'Noodles' on Div. I menus


Last Monday afternoon around 3 p.m., Dunbar basketball coach Paul Smith walked into athletic office for practice. By 3:45, he had messages in his hands from Temple and Wisconsin.

At the bottom of each pink message slip, the reference read the same: Noodles.

"Noodles," a k a Rodney Elliott, the Poets' 6-foot-8 senior power forward, has gained the attention of some of nation's top programs.

Along with Temple and Wisconsin, the Dunbar captain is being recruited by Clemson, George Mason, George Washington, Maryland, North Carolina State, Providence, Rhode Island and Towson State.

"His options are apparently becoming a little broader," Smith said. "By not signing during the fall because of his football commitments, his stock has risen."

In Dunbar's run to the state Class 2A championship last season, Elliott played a major role, averaging 9.7 points and 10.6 rebounds. This season, Elliott is averaging 10.7 points, 11.2 rebounds and 5.7 assists for USA Today's No. 17 team.

"I'm kind of surprised," Elliott said. "I really didn't get a chance to go to camp [Five-Star] until my junior season, and that's when I got a chance to be seen."

"He possesses unique skills," Smith said. "At the beginning of the season, we had him at the three [small forward] because of his ability to handle the ball, make good passing decisions and his perimeter shot. But he's more valuable to us inside, especially on the offensive glass."

Elliott, who weighs 205 pounds, had one of his best games against Southern-Baltimore in a 72-71 loss on Dec. 10 at Coppin State, getting 17 points and 11 rebounds.

At the Charm City Classic two weekends ago, Elliott scored 19 points and had 35 rebounds in two games, earning all-Southeast bracket honors. Against Rice of New York, then ranked No. 1 in the country, Elliott broke a Charm City Classic record with 22 rebounds.

All season, he has been consistent on the stat sheet and as a leader.

He was the starting quarterback for the football team, which went 9-3 and reached the state 2A semifinals before losing to runner-up Southern-Anne Arundel, 43-24. Elliott passed for more than 1,350 yards and nine touchdowns for Dunbar, which finished ranked No. 5 in the area.

The football game was played on a Friday night. The first day of basketball practice was the next morning. When Smith arrived for practice, Elliott was the first one there. That left an early impression on Smith.

"He was just ready to get started right away," Smith said. "The guys look to him for his leadership, vocally, as well as his playing ability. In close ballgames, he's the person who has called the huddle, similar to a quarterback in a huddle. He brings that quarterback mentality to the court."

Football was Elliott's first love growing up in East Baltimore.
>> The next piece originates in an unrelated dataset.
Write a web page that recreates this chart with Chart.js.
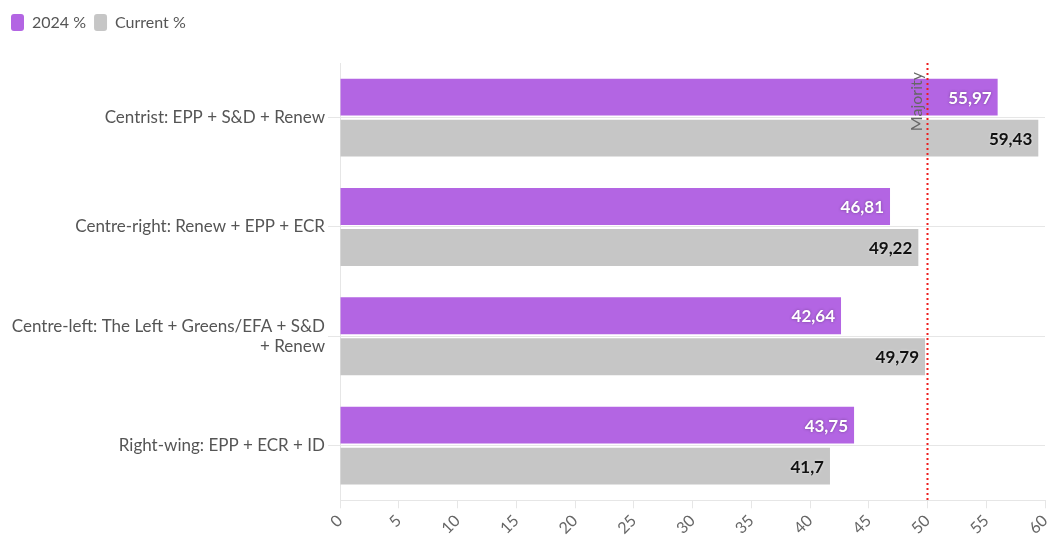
<!DOCTYPE html>
<html>
<head>
<meta charset="utf-8">
<script src="https://cdn.jsdelivr.net/npm/chart.js@4"></script>
<style>
  html, body { margin: 0; padding: 0; background: #fff; }
  #wrap { width: 1051px; height: 547px; position: relative; }
</style>
</head>
<body>
<div id="wrap"><canvas id="chart"></canvas></div>
<script>
const categories = [
  'Centrist: EPP + S&D + Renew',
  'Centre-right: Renew + EPP + ECR',
  ['Centre-left: The Left + Greens/EFA + S&D', '+ Renew'],
  'Right-wing: EPP + ECR + ID'
];
const values2024 = [55.97, 46.81, 42.64, 43.75];
const valuesCurrent = [59.43, 49.22, 49.79, 41.7];
const majority = 50;

const fmt = v => String(v).replace('.', ',');

// value labels inside the bar ends
const barLabels = {
  id: 'barLabels',
  afterDatasetsDraw(chart) {
    const ctx = chart.ctx;
    ctx.save();
    ctx.font = 'bold 17px Lato';
    ctx.textAlign = 'right';
    ctx.textBaseline = 'middle';
    chart.data.datasets.forEach((ds, i) => {
      chart.getDatasetMeta(i).data.forEach((bar, j) => {
        if (i === 0) {
          ctx.fillStyle = '#ffffff';
          ctx.shadowColor = 'rgba(0,0,0,0.35)';
          ctx.shadowBlur = 3;
        } else {
          ctx.fillStyle = '#111111';
          ctx.shadowColor = 'rgba(255,255,255,0.6)';
          ctx.shadowBlur = 3;
        }
        ctx.fillText(fmt(ds.data[j]), bar.x - 6, bar.y + 1);
      });
    });
    ctx.restore();
  }
};

// dotted red majority line
const majorityLine = {
  id: 'majorityLine',
  afterDatasetsDraw(chart) {
    const ctx = chart.ctx;
    const x = chart.scales.x.getPixelForValue(majority);
    const area = chart.chartArea;
    ctx.save();
    ctx.strokeStyle = '#ee1c1c';
    ctx.lineWidth = 2;
    ctx.setLineDash([2, 3]);
    ctx.beginPath();
    ctx.moveTo(x, area.top);
    ctx.lineTo(x, area.bottom);
    ctx.stroke();
    ctx.setLineDash([]);
    ctx.translate(x - 3, area.top + 9);
    ctx.rotate(-Math.PI / 2);
    ctx.font = '16px Lato';
    ctx.fillStyle = '#666';
    ctx.textAlign = 'right';
    ctx.textBaseline = 'bottom';
    ctx.fillText('Majority', 0, 0);
    ctx.restore();
  }
};

// extra room under the legend
const legendGap = {
  id: 'legendGap',
  beforeInit(chart) {
    const fit = chart.legend.fit;
    chart.legend.fit = function () {
      fit.bind(chart.legend)();
      this.height += 22;
    };
  }
};

new Chart(document.getElementById('chart'), {
  type: 'bar',
  data: {
    labels: categories,
    datasets: [{
      label: '2024 %',
      data: values2024,
      backgroundColor: '#b365e3',
      categoryPercentage: 0.75,
      barPercentage: 0.9
    }, {
      label: 'Current %',
      data: valuesCurrent,
      backgroundColor: '#c6c6c6',
      categoryPercentage: 0.75,
      barPercentage: 0.9
    }]
  },
  options: {
    indexAxis: 'y',
    responsive: true,
    maintainAspectRatio: false,
    animation: false,
    layout: { padding: { left: 3, right: 0, top: 6, bottom: 6 } },
    plugins: {
      legend: {
        position: 'top',
        align: 'start',
        labels: {
          boxWidth: 13,
          boxHeight: 17,
          useBorderRadius: true,
          borderRadius: 3,
          color: '#555',
          font: { family: 'Lato', size: 16 },
          padding: 8
        }
      },
      tooltip: { enabled: false }
    },
    scales: {
      x: {
        min: 0,
        max: 60,
        ticks: {
          stepSize: 5,
          color: '#666',
          font: { family: 'Lato', size: 16 },
          maxRotation: 45,
          minRotation: 45
        },
        grid: { drawOnChartArea: false, drawTicks: true, tickLength: 8, color: '#e6e6e6' },
        border: { display: true, color: '#e6e6e6' },
        afterFit(scale) { scale.paddingRight = 6; }
      },
      y: {
        ticks: {
          color: '#555',
          font: { family: 'Lato', size: 17 },
          padding: 3
        },
        grid: { offset: false, color: '#e6e6e6', tickLength: 12 },
        border: { display: true, color: '#e6e6e6' },
        afterFit(scale) { scale.width = 337; }
      }
    }
  },
  plugins: [barLabels, majorityLine, legendGap]
});
</script>
</body>
</html>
When he was 7, his friends jokingly called him "Noodles," and the nickname stuck. The tough and physical play of football helped him develop leadership qualities.

But as he started to grow, basketball also became a favorite of his. Once he reached Dunbar and the mystique of its basketball program, it won his complete attention. Now, he has the attention of some of the nation's premier programs.

"It feels good to be wanted," said Elliott, who has exceeded the Scholastic Assessment Test qualifying score of 700 for freshman eligibility. "Hopefully, I can get a four-year scholarship, get a degree and play basketball."